Философия отлична тем, что здесь непосредственно соединяются знание и язык. Ж. Деррида полагал, что существует тесная взаимосвязь языка и философии, которую можно обнаружить даже на уровне письменности: «…Из соображений экономии беглая или демотическая иероглифика встала на место собственно иероглифического, или священного, письма. Философия – вот имя того, что ускоряет это движение: изменения из соображений экономии приводят к десакрализации означающего, к его укорачиванию и стушевыванию в пользу означаемого» [140, с. 473].
Описание интенциональности всего корпуса русских философских текстов – это отдельная обширная работа. Мы лишь наметим те интенции и их объекты, которые существовали в русской философии «классического периода», отметив отдельных мыслителей, проявивших эти интенции наиболее ярко.
Исторически первой текстуальной интенцией является интенция греческая. Формой этой интенции является направление мысли, которое следует назвать термином К. Н. Леонтьева – «византизм». Интенциальным объектом здесь выступает православная Греция. В границах этой интенции греческие религия, литература, письменность и язык не воспринимаются как «западные» несмотря на то, что исторически и культурно они являются таковыми. Греческая культура понимается славянофилами как важнейший элемент традиции, неотъемлемая сторона русской идентификации. Подобный взгляд распространен и сегодня.

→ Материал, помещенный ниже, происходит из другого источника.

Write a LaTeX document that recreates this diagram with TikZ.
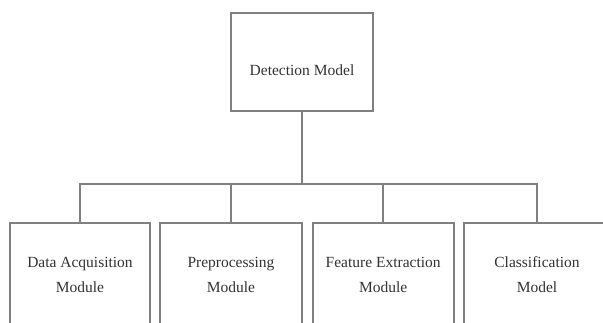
\documentclass[tikz,border=0pt]{standalone}
\usepackage{fontspec}
\setmainfont{Liberation Serif}
\begin{document}
\begin{tikzpicture}[x=1pt,y=-1pt,
  frame/.style={draw=black!50, line width=1.6pt, fill=white, inner sep=0pt,
    text=black!80, font=\fontsize{15.5}{25}\selectfont, align=center},
  caption/.style={inner sep=0pt, text=black!80, font=\fontsize{15.5}{25}\selectfont},
  link/.style={draw=black!50, line width=1.5pt}]
  \useasboundingbox (0,0) rectangle (603,322);
  \clip (0,0) rectangle (603,322);
  % root box and its title, set a little below the middle
  \node[frame, minimum width=142pt, minimum height=98pt] (root) at (302,62) {};
  \node[caption] (roottext) at (302,70) {Detection Model};
  % module boxes (their lower edges run off the page)
  \node[frame, minimum width=140pt, minimum height=104pt] (m1) at (80,275) {Data Acquisition\\Module};
  \node[frame, minimum width=142pt, minimum height=104pt] (m2) at (231,275) {Preprocessing\\Module};
  \node[frame, minimum width=141pt, minimum height=104pt] (m3) at (383.2,275) {Feature Extraction\\Module};
  \node[frame, minimum width=146pt, minimum height=104pt] (m4) at (537,275) {Classification\\Model};
  % bus line
  \coordinate (bus) at (302,184);
  \draw[link] (root.south) -- (bus);
  \draw[link] (m1.north) |- (bus) -| (m4.north);
  \draw[link] (m2.north) -- (m2.north |- bus);
  \draw[link] (m3.north) -- (m3.north |- bus);
\end{tikzpicture}
\end{document}
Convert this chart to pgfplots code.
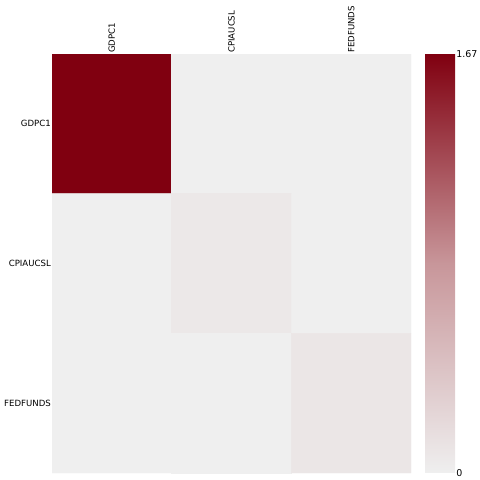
\documentclass[border=0pt]{standalone}
\usepackage{pgfplots}
\pgfplotsset{compat=1.18}
\usepackage{fontspec}
\setmainfont{DejaVu Sans}
\pgfplotstableread{
x y C
0 0 1.67
1 0 0.004
2 0 0.003
0 1 0.004
1 1 0.07
2 1 0.001
0 2 0.003
1 2 0.001
2 2 0.085
}\covdata
\begin{document}
\begin{tikzpicture}
\begin{axis}[
  name=ax,
  scale only axis, width=359bp, height=419bp,
  xmin=-0.5, xmax=2.5, ymin=-0.5, ymax=2.5,
  enlargelimits=false,
  y dir=reverse,
  xtick={0,1,2}, ytick={0,1,2},
  xticklabels={GDPC1,CPIAUCSL,FEDFUNDS},
  yticklabels={GDPC1,CPIAUCSL,FEDFUNDS},
  xticklabel pos=upper,
  xticklabel style={rotate=90, anchor=west, font=\fontsize{8.6}{10}\selectfont, inner sep=1bp},
  yticklabel style={font=\fontsize{8.6}{10}\selectfont, inner sep=1bp},
  axis line style={draw=none},
  major tick length=0pt,
  colormap={cov}{rgb255=(239,239,239) rgb255=(200,150,154) rgb255=(128,0,16)},
  point meta min=0, point meta max=1.67,
  colorbar right,
  colorbar/width=30bp,
  colorbar shift/.style={xshift=14bp},
  colorbar style={
    ytick={0,1.67}, yticklabels={0,1.67},
    yticklabel style={font=\fontsize{9.5}{11}\selectfont, inner sep=1bp, text=black},
    axis line style={draw=none},
    major tick length=0pt,
  },
]
\addplot[matrix plot*, mesh/cols=3, point meta=explicit] table[x=x, y=y, meta=C] {\covdata};
\end{axis}
\pgfresetboundingbox
\path[use as bounding box] ([xshift=-52bp,yshift=-7bp]ax.south west) rectangle ++(480bp,480bp);
\end{tikzpicture}
\end{document}
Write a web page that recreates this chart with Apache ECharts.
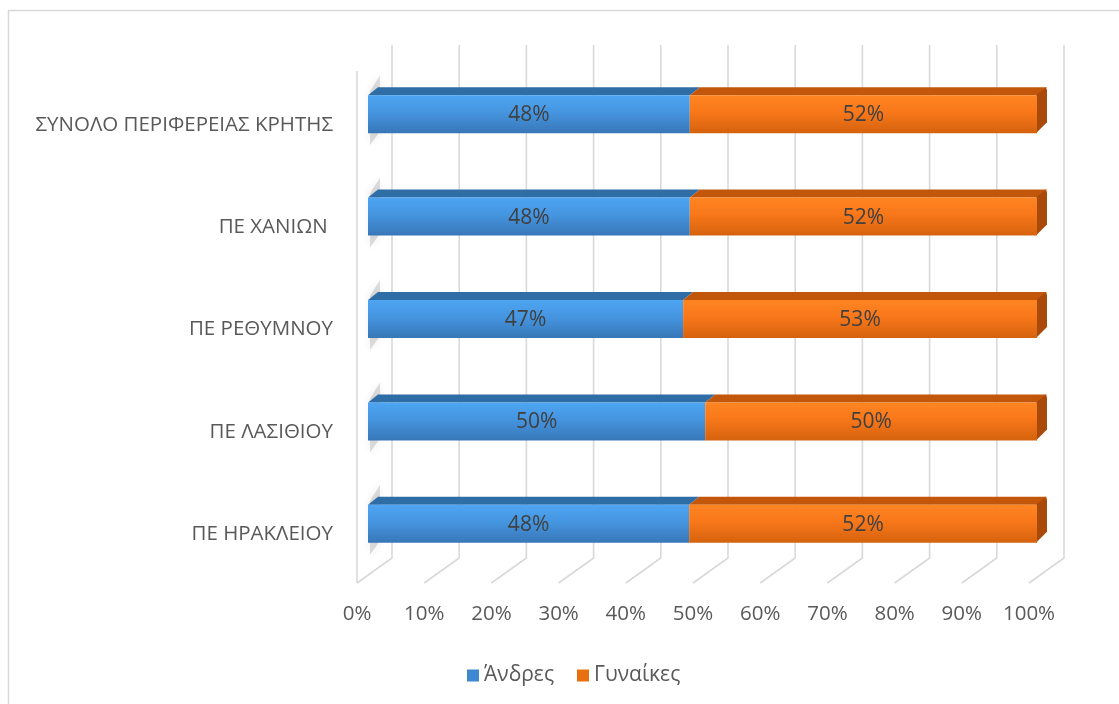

Антагонизм «западного» и «византийского» осознается уже П. Я. Чаадаевым, который в знаменитых «Философических письмах» (1829-1830) отмечает, что «по воле роковой судьбы мы обратились за нравственным учением, которое должно было нас воспитать, к растленной Византии, к предмету глубокого презрения этих (западных) народов» [459, с. 331]. История западничества начинается с критики византизма.
С. В. Котина пишет, что «благодаря стечению исторических обстоятельств» Византия никогда не воспринималась как источник внешнеполитического господства. Невозможность завоевания Руси для Византии стало причиной того, что их отношения строились больше на культурно-религиозной основе, нежели политико-экономической. «С формальной точки зрения, государство, обратившееся в христианскую веру, становилось частью византийской империи, попадающей под юрисдикцию императора и вселенского патриарха. Таким образом, одним из самых существенных аспектов национальной и религиозной идеи Руси стала идея «вселенского царства», «священной империи», напрямую связанная с византийским истолкованием взаимосвязи человеческой истории и христианских начал» [212, с. 115].
«Парадигма», имеющая западноевропейское происхождение и «парадигма», состоящая из «аутентичных русско-византийских элементов», согласно С. В. Котиной, антагонистичны. При этом первое воспринимается как «новое», а византийская интенция – как «древнее», «старое». «Византийская парадигма» связана, по выражению С. С. Хоружего, с «восточно-христианским дискурсом» и выражается в форме «теоцентрической персонологической парадигмы», в которой присутствует «концепция личности как Божественной Ипостаси, онтологический модус совершенного Божественного бытия» [цит. по 212, с. 127].
Однако русско-славянскую и греко-византийскую интенции не следует смешивать. Эта разность становится очевидной в событиях церковного раскола XVII века. Церковный историк Н. Ф. Каптерев, исследуя истоки раскола, отмечает, что на границе XV-XVI веков русские расходятся с греками в обрядах, и эта разница порождает «толки и споры в русском обществе – одни ратовали за русский обряд, другие – за греческий» [183, с. 24]. После Стоглавого собора (1551), вслед за Флорентийской унией и падением Константинополя, «у нас раздались голоса, обвинявшие греков в неправославии. Возникает особая теория об исключительности Москвы и о благочестии русских, как высшем и совершеннейшем (народе) в целом мире» [183, с. 26]. Н. Ф. Каптерев демонстрирует факт того, что греко-византийская интенция некогда не только не была интегрирована с русской в единое целое, но и находилась по отношению к последней в оппозиции. Реформы Никона во второй половине XVII века только институализировали этот антагонизм.
Однако культурная и религиозная маргинализация старообрядчества в XVIII и XIX веках ведет к забвению противостояния русской и греческой интенций. П. Я. Чаадаев – одна из наиболее противоречивых фигур в русской философии, через 13 лет после написания «Философических писем» в своем «Ответе на статью А. С. Хомякова «О сельских условиях» (1843) оценивает влияние Византии на культуру России следующим образом: «Из цветущей Византии осенило нас святое православие; а там еще в то время не отжила свой век мудрость эллинская, не отцвели художества, не догорел еще светильник древней науки.